* **WHAT YOU NEED TO DO**:
Transcribe the listing in full, excluding any pictures.

** BEGIN PROVIDED MATERIAL **

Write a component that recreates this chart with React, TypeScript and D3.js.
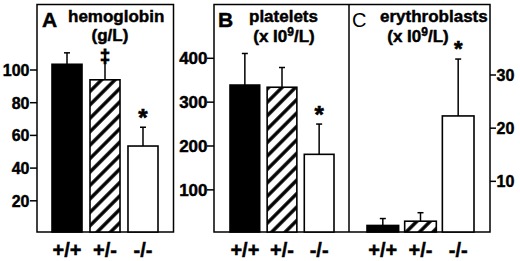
import React from "react";
import * as d3 from "d3";

const groups = ["+/+", "+/-", "-/-"];
const hemoglobin = [103.5, 94, 53.5];
const hemoglobinErr = [7, 14, 11.5];
const hemoglobinTicks = [20, 40, 60, 80, 100];
const platelets = [339, 334, 181];
const plateletsErr = [72, 45, 69];
const plateletsTicks = [100, 200, 300, 400];
const erythro = [1.7, 2.5, 22.3];
const erythroErr = [1.3, 1.6, 10.7];
const erythroTicks = [10, 20, 30];
const fills = ["#000", "url(#hatch)", "#fff"];

const FONT = "'Liberation Sans', Arial, Helvetica, sans-serif";
const BOTTOM = 232;

type PanelProps = {
  values: number[];
  errs: number[];
  y: d3.ScaleLinear<number, number>;
  x: d3.ScaleBand<string>;
  marks: { i: number; ch: string; size: number; dy: number }[];
};

const heavy = { fontWeight: "bold" as const, fontFamily: FONT, stroke: "#000", strokeWidth: 0.45 };

function Bars({ values, errs, y, x, marks }: PanelProps) {
  const bw = x.bandwidth();
  return (
    <g>
      {groups.map((g, i) => {
        const x0 = x(g) as number;
        const cx = x0 + bw / 2;
        const top = y(values[i]);
        const et = y(values[i] + errs[i]);
        const m = marks.find((mm) => mm.i === i);
        return (
          <g key={g}>
            <line x1={cx} x2={cx} y1={top} y2={et} stroke="#000" strokeWidth={1.5} />
            {m && m.ch === "‡" ? null : (
              <line x1={cx - 3} x2={cx + 3} y1={et} y2={et} stroke="#000" strokeWidth={1.5} />
            )}
            <rect x={x0} y={top} width={bw} height={BOTTOM - top} fill={fills[i]} stroke="#000" strokeWidth={1.6} />
            {m ? (
              <text x={cx} y={et + m.dy} textAnchor="middle" fontSize={m.size} {...heavy}
                strokeWidth={m.ch === "‡" ? 1 : 0.6}>
                {m.ch}
              </text>
            ) : null}
            <text x={cx} y={257} textAnchor="middle" fontSize={20} {...heavy}>
              {g}
            </text>
          </g>
        );
      })}
    </g>
  );
}

export default function App() {
  const yA = d3.scaleLinear().domain([0, 100]).range([233.5, 70]);
  const yB = d3.scaleLinear().domain([0, 400]).range([233.7, 58.3]);
  const yC = d3.scaleLinear().domain([0, 30]).range([234.5, 75]);
  const xA = d3.scaleBand<string>().domain(groups).range([52, 158]).paddingInner(0.21);
  const xB = d3.scaleBand<string>().domain(groups).range([230, 334]).paddingInner(0.2);
  const xC = d3.scaleBand<string>().domain(groups).range([367, 474]).paddingInner(0.16);

  const t = heavy;

  return (
    <svg width={520} height={261} style={{ position: "absolute", left: 0, top: 0, background: "#fff" }}>
      <defs>
        <pattern id="hatch" patternUnits="userSpaceOnUse" width={9.5} height={9.5} patternTransform="rotate(45)">
          <rect width={9.5} height={9.5} fill="#fff" />
          <line x1={4.75} x2={4.75} y1={0} y2={9.5} stroke="#000" strokeWidth={3.4} />
        </pattern>
      </defs>
      <rect x={0} y={0} width={520} height={261} fill="#fff" />

      {/* Panel A */}
      <rect x={37} y={4.5} width={136.5} height={BOTTOM - 4.5} fill="none" stroke="#000" strokeWidth={1.5} />
      {hemoglobinTicks.map((v) => (
        <g key={v}>
          <line x1={30} x2={37} y1={yA(v)} y2={yA(v)} stroke="#000" strokeWidth={1.5} />
          <text x={29.5} y={yA(v) + 5.8} textAnchor="end" fontSize={16} {...t}>{v}</text>
        </g>
      ))}
      <Bars values={hemoglobin} errs={hemoglobinErr} y={yA} x={xA}
        marks={[{ i: 1, ch: "‡", size: 18, dy: 5 }, { i: 2, ch: "*", size: 24, dy: -1 }]} />
      <text x={42} y={27} fontSize={21} {...t}>A</text>
      <text x={68} y={22} fontSize={17} {...t}>hemoglobin</text>
      <text x={110} y={41} fontSize={17} textAnchor="middle" {...t}>(g/L)</text>

      {/* Panel B & C frame */}
      <rect x={214} y={4.5} width={276} height={BOTTOM - 4.5} fill="none" stroke="#000" strokeWidth={1.5} />
      <line x1={349} x2={349} y1={4.5} y2={BOTTOM} stroke="#000" strokeWidth={1.5} />

      {plateletsTicks.map((v) => (
        <g key={v}>
          <line x1={207} x2={214} y1={yB(v)} y2={yB(v)} stroke="#000" strokeWidth={1.5} />
          <text x={207.5} y={yB(v) + 6} textAnchor="end" fontSize={17} {...t}>{v}</text>
        </g>
      ))}
      <Bars values={platelets} errs={plateletsErr} y={yB} x={xB}
        marks={[{ i: 2, ch: "*", size: 24, dy: -1 }]} />
      <text x={218} y={27} fontSize={21} {...t}>B</text>
      <text x={249} y={22} fontSize={17} {...t}>platelets</text>
      <text x={284} y={42} fontSize={17} textAnchor="middle" {...t}>
        (x I0<tspan fontSize={12} dy={-6}>9</tspan><tspan dy={6}>/L)</tspan>
      </text>

      {erythroTicks.map((v) => (
        <g key={v}>
          <line x1={490} x2={496} y1={yC(v)} y2={yC(v)} stroke="#000" strokeWidth={1.5} />
          <text x={496.5} y={yC(v) + 5.8} textAnchor="start" fontSize={16} {...t}>{v}</text>
        </g>
      ))}
      <Bars values={erythro} errs={erythroErr} y={yC} x={xC}
        marks={[{ i: 2, ch: "*", size: 22, dy: -3 }]} />
      <text x={352} y={27} fontSize={20} fontFamily={FONT}>C</text>
      <text x={380} y={22} fontSize={17} {...t}>erythroblasts</text>
      <text x={418} y={42} fontSize={17} textAnchor="middle" {...t}>
        (x I0<tspan fontSize={12} dy={-6}>9</tspan><tspan dy={6}>/L)</tspan>
      </text>
    </svg>
  );
}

** END PROVIDED MATERIAL **

* **COMPLETED TASK**:
Write a component that recreates this chart with React, TypeScript and D3.js.
import React from "react";
import * as d3 from "d3";

const groups = ["+/+", "+/-", "-/-"];
const hemoglobin = [103.5, 94, 53.5];
const hemoglobinErr = [7, 14, 11.5];
const hemoglobinTicks = [20, 40, 60, 80, 100];
const platelets = [339, 334, 181];
const plateletsErr = [72, 45, 69];
const plateletsTicks = [100, 200, 300, 400];
const erythro = [1.7, 2.5, 22.3];
const erythroErr = [1.3, 1.6, 10.7];
const erythroTicks = [10, 20, 30];
const fills = ["#000", "url(#hatch)", "#fff"];

const FONT = "'Liberation Sans', Arial, Helvetica, sans-serif";
const BOTTOM = 232;

type PanelProps = {
  values: number[];
  errs: number[];
  y: d3.ScaleLinear<number, number>;
  x: d3.ScaleBand<string>;
  marks: { i: number; ch: string; size: number; dy: number }[];
};

const heavy = { fontWeight: "bold" as const, fontFamily: FONT, stroke: "#000", strokeWidth: 0.45 };

function Bars({ values, errs, y, x, marks }: PanelProps) {
  const bw = x.bandwidth();
  return (
    <g>
      {groups.map((g, i) => {
        const x0 = x(g) as number;
        const cx = x0 + bw / 2;
        const top = y(values[i]);
        const et = y(values[i] + errs[i]);
        const m = marks.find((mm) => mm.i === i);
        return (
          <g key={g}>
            <line x1={cx} x2={cx} y1={top} y2={et} stroke="#000" strokeWidth={1.5} />
            {m && m.ch === "‡" ? null : (
              <line x1={cx - 3} x2={cx + 3} y1={et} y2={et} stroke="#000" strokeWidth={1.5} />
            )}
            <rect x={x0} y={top} width={bw} height={BOTTOM - top} fill={fills[i]} stroke="#000" strokeWidth={1.6} />
            {m ? (
              <text x={cx} y={et + m.dy} textAnchor="middle" fontSize={m.size} {...heavy}
                strokeWidth={m.ch === "‡" ? 1 : 0.6}>
                {m.ch}
              </text>
            ) : null}
            <text x={cx} y={257} textAnchor="middle" fontSize={20} {...heavy}>
              {g}
            </text>
          </g>
        );
      })}
    </g>
  );
}

export default function App() {
  const yA = d3.scaleLinear().domain([0, 100]).range([233.5, 70]);
  const yB = d3.scaleLinear().domain([0, 400]).range([233.7, 58.3]);
  const yC = d3.scaleLinear().domain([0, 30]).range([234.5, 75]);
  const xA = d3.scaleBand<string>().domain(groups).range([52, 158]).paddingInner(0.21);
  const xB = d3.scaleBand<string>().domain(groups).range([230, 334]).paddingInner(0.2);
  const xC = d3.scaleBand<string>().domain(groups).range([367, 474]).paddingInner(0.16);

  const t = heavy;

  return (
    <svg width={520} height={261} style={{ position: "absolute", left: 0, top: 0, background: "#fff" }}>
      <defs>
        <pattern id="hatch" patternUnits="userSpaceOnUse" width={9.5} height={9.5} patternTransform="rotate(45)">
          <rect width={9.5} height={9.5} fill="#fff" />
          <line x1={4.75} x2={4.75} y1={0} y2={9.5} stroke="#000" strokeWidth={3.4} />
        </pattern>
      </defs>
      <rect x={0} y={0} width={520} height={261} fill="#fff" />

      {/* Panel A */}
      <rect x={37} y={4.5} width={136.5} height={BOTTOM - 4.5} fill="none" stroke="#000" strokeWidth={1.5} />
      {hemoglobinTicks.map((v) => (
        <g key={v}>
          <line x1={30} x2={37} y1={yA(v)} y2={yA(v)} stroke="#000" strokeWidth={1.5} />
          <text x={29.5} y={yA(v) + 5.8} textAnchor="end" fontSize={16} {...t}>{v}</text>
        </g>
      ))}
      <Bars values={hemoglobin} errs={hemoglobinErr} y={yA} x={xA}
        marks={[{ i: 1, ch: "‡", size: 18, dy: 5 }, { i: 2, ch: "*", size: 24, dy: -1 }]} />
      <text x={42} y={27} fontSize={21} {...t}>A</text>
      <text x={68} y={22} fontSize={17} {...t}>hemoglobin</text>
      <text x={110} y={41} fontSize={17} textAnchor="middle" {...t}>(g/L)</text>

      {/* Panel B & C frame */}
      <rect x={214} y={4.5} width={276} height={BOTTOM - 4.5} fill="none" stroke="#000" strokeWidth={1.5} />
      <line x1={349} x2={349} y1={4.5} y2={BOTTOM} stroke="#000" strokeWidth={1.5} />

      {plateletsTicks.map((v) => (
        <g key={v}>
          <line x1={207} x2={214} y1={yB(v)} y2={yB(v)} stroke="#000" strokeWidth={1.5} />
          <text x={207.5} y={yB(v) + 6} textAnchor="end" fontSize={17} {...t}>{v}</text>
        </g>
      ))}
      <Bars values={platelets} errs={plateletsErr} y={yB} x={xB}
        marks={[{ i: 2, ch: "*", size: 24, dy: -1 }]} />
      <text x={218} y={27} fontSize={21} {...t}>B</text>
      <text x={249} y={22} fontSize={17} {...t}>platelets</text>
      <text x={284} y={42} fontSize={17} textAnchor="middle" {...t}>
        (x I0<tspan fontSize={12} dy={-6}>9</tspan><tspan dy={6}>/L)</tspan>
      </text>

      {erythroTicks.map((v) => (
        <g key={v}>
          <line x1={490} x2={496} y1={yC(v)} y2={yC(v)} stroke="#000" strokeWidth={1.5} />
          <text x={496.5} y={yC(v) + 5.8} textAnchor="start" fontSize={16} {...t}>{v}</text>
        </g>
      ))}
      <Bars values={erythro} errs={erythroErr} y={yC} x={xC}
        marks={[{ i: 2, ch: "*", size: 22, dy: -3 }]} />
      <text x={352} y={27} fontSize={20} fontFamily={FONT}>C</text>
      <text x={380} y={22} fontSize={17} {...t}>erythroblasts</text>
      <text x={418} y={42} fontSize={17} textAnchor="middle" {...t}>
        (x I0<tspan fontSize={12} dy={-6}>9</tspan><tspan dy={6}>/L)</tspan>
      </text>
    </svg>
  );
}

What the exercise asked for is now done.